Sirbu took that emphasis on healing to CLAL: The National Jewish Center for Learning and Leadership, where she created a network of rabbis to support each other spiritually and professionally. She also founded and runs a website, rabbicareers.com, that helps rabbis find paid work.

The #MeToo movement against sexual harassment and abuse inspired her move to Hadassah, where she helped to introduce the legacy women’s organization to a new generation. 

“The women’s movement needed healing and support, and that was part of what I saw myself bringing to that community,” she said.

In 2018 alongside Sara Shapiro-Plevan, Sirbu co-founded the Gender Equity in Hiring Project, a nonprofit that advocates for salary transparency in the Jewish communal world. While she will no longer fundraise for the group, she will sit on its board.

At JFN, Sirbu has found her rabbinate in the world of work — in the office, not the pulpit.

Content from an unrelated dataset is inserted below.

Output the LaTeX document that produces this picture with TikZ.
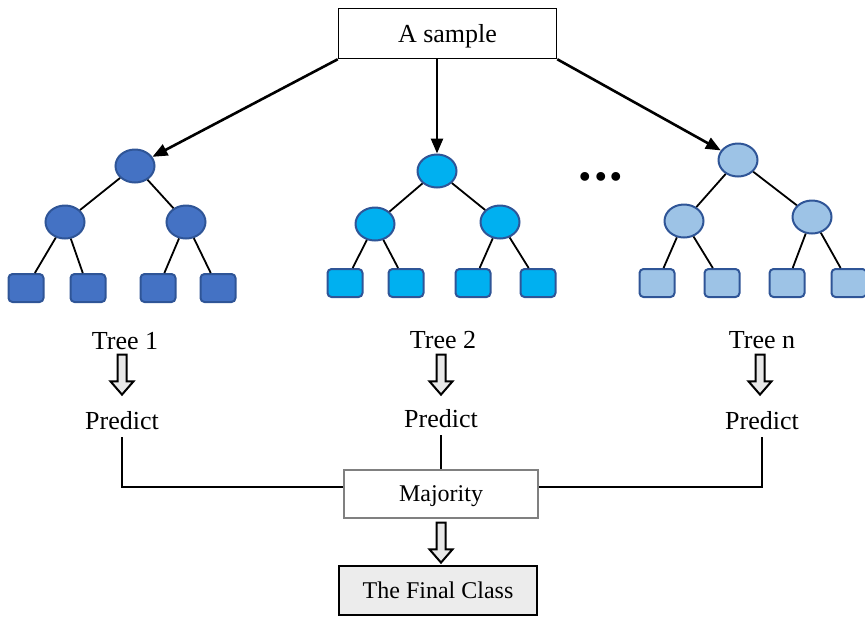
\documentclass[tikz,border=0pt]{standalone}
\usepackage{fontspec}
\setmainfont{Liberation Serif}
\usetikzlibrary{shapes.geometric,shapes.arrows,calc,arrows.meta,positioning}
\definecolor{deepblue}{HTML}{4472C4}
\definecolor{skyblue}{HTML}{00B0F0}
\definecolor{paleblue}{HTML}{9DC3E6}
\definecolor{rimblue}{HTML}{2F5597}

\begin{document}
\begin{tikzpicture}[x=0.5pt,y=-0.5pt, every node/.style={font=\fontsize{13}{15}\selectfont},
    inner/.style={draw=rimblue, line width=1pt, ellipse, minimum width=19.5pt, minimum height=16.5pt, inner sep=0pt},
    leaf/.style={draw=rimblue, line width=1pt, rounded corners=2pt, minimum width=17.5pt, minimum height=14pt, inner sep=0pt},
    branch/.style={line width=0.9pt},
    feed/.style={-{Triangle[length=7.5pt,width=6pt]}, line width=1.3pt},
    hollow/.style={single arrow, draw, line width=1pt, fill=gray!18, shape border rotate=270, minimum height=20pt, single arrow head extend=3.5pt, single arrow tip angle=82, inner sep=1.75pt}]
    \useasboundingbox (0,0) rectangle (865,617);
    \node[draw, line width=0.75pt, minimum width=109pt, minimum height=25pt, text depth=0pt] (s) at (447.5,33.5) {A sample};
    % tree 1
    \node[inner, fill=deepblue] (r1) at (135,166) {};
    \node[inner, fill=deepblue] (c1a) at (65,222) {};
    \node[inner, fill=deepblue] (c1b) at (186,222) {};
    \node[leaf, fill=deepblue] (l1a) at (26,288) {};
    \node[leaf, fill=deepblue] (l1b) at (88,288) {};
    \node[leaf, fill=deepblue] (l1c) at (158,288) {};
    \node[leaf, fill=deepblue] (l1d) at (218,288) {};
    % tree 2
    \node[inner, fill=skyblue] (r2) at (437,171) {};
    \node[inner, fill=skyblue] (c2a) at (375,224) {};
    \node[inner, fill=skyblue] (c2b) at (500,222) {};
    \node[leaf, fill=skyblue] (l2a) at (345,283) {};
    \node[leaf, fill=skyblue] (l2b) at (406,283) {};
    \node[leaf, fill=skyblue] (l2c) at (473,283) {};
    \node[leaf, fill=skyblue] (l2d) at (538,283) {};
    % tree n
    \node[inner, fill=paleblue] (rn) at (738,160) {};
    \node[inner, fill=paleblue] (cna) at (684,221) {};
    \node[inner, fill=paleblue] (cnb) at (812,217) {};
    \node[leaf, fill=paleblue] (lna) at (657,283) {};
    \node[leaf, fill=paleblue] (lnb) at (722,283) {};
    \node[leaf, fill=paleblue] (lnc) at (787,283) {};
    \node[leaf, fill=paleblue] (lnd) at (849,283) {};
    \node[anchor=base, font=\fontsize{27}{27}\selectfont\bfseries] (dots) at (601,180) {.\hspace{1pt}.\hspace{1pt}.};
    \draw[branch] (r1) -- (c1a) (r1) -- (c1b) (c1a) -- (l1a) (c1a) -- (l1b) (c1b) -- (l1c) (c1b) -- (l1d);
    \draw[branch] (r2) -- (c2a) (r2) -- (c2b) (c2a) -- (l2a) (c2a) -- (l2b) (c2b) -- (l2c) (c2b) -- (l2d);
    \draw[branch] (rn) -- (cna) (rn) -- (cnb) (cna) -- (lna) (cna) -- (lnb) (cnb) -- (lnc) (cnb) -- (lnd);
    \draw[feed] (s.south west) -- (r1);
    \draw[feed] (s.south -| r2) -- (r2);
    \draw[feed] (s.south east) -- (rn);
    % votes
    \node (t1) at (125,341) {Tree 1};
    \node (t2) at (443,340) {Tree 2};
    \node (tn) at (762,340) {Tree n};
    \node[hollow] (a1) at (122,372) {};
    \node[hollow] (a2) at (441,372) {};
    \node[hollow] (an) at (760,372) {};
    \node (p1) at (122,421) {Predict};
    \node (p2) at (441,419) {Predict};
    \node (pn) at (762,421) {Predict};
    \node[draw=gray, line width=1pt, minimum width=97pt, minimum height=24pt, text depth=0pt, font=\fontsize{12}{14}\selectfont] (m) at (441,494) {Majority};
    \node[hollow] (am) at (441,540) {};
    \node[draw, line width=1pt, fill=gray!15, minimum width=99pt, minimum height=24.5pt, font=\fontsize{12}{14}\selectfont] (fc) at (438,590.5) {The Final Class};
    \draw[branch] (p1.south) |- ($(m.west)+(0,-7)$);
    \draw[branch] (pn.south) |- ($(m.east)+(0,-7)$);
    \draw[branch] (p2.south) -- (p2.south |- m.north);
\end{tikzpicture}
\end{document}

“I’m not the kind of rabbi that is going to start spewing quotes or texts or things like that,” she said. “It’s the essence [I’m interested in]. My first role is to be present to the person in front of me.”

Her pastoral counseling and training in active listening will be helpful in her first task of meeting JFN’s membership.

“It’s a very diverse network, and we offer different things to different people,” she said, noting differences of political orientation, size, structure and region among JFN’s membership.

“The most creative solutions,” Sirbu said, “come when you get different perspectives around the table.”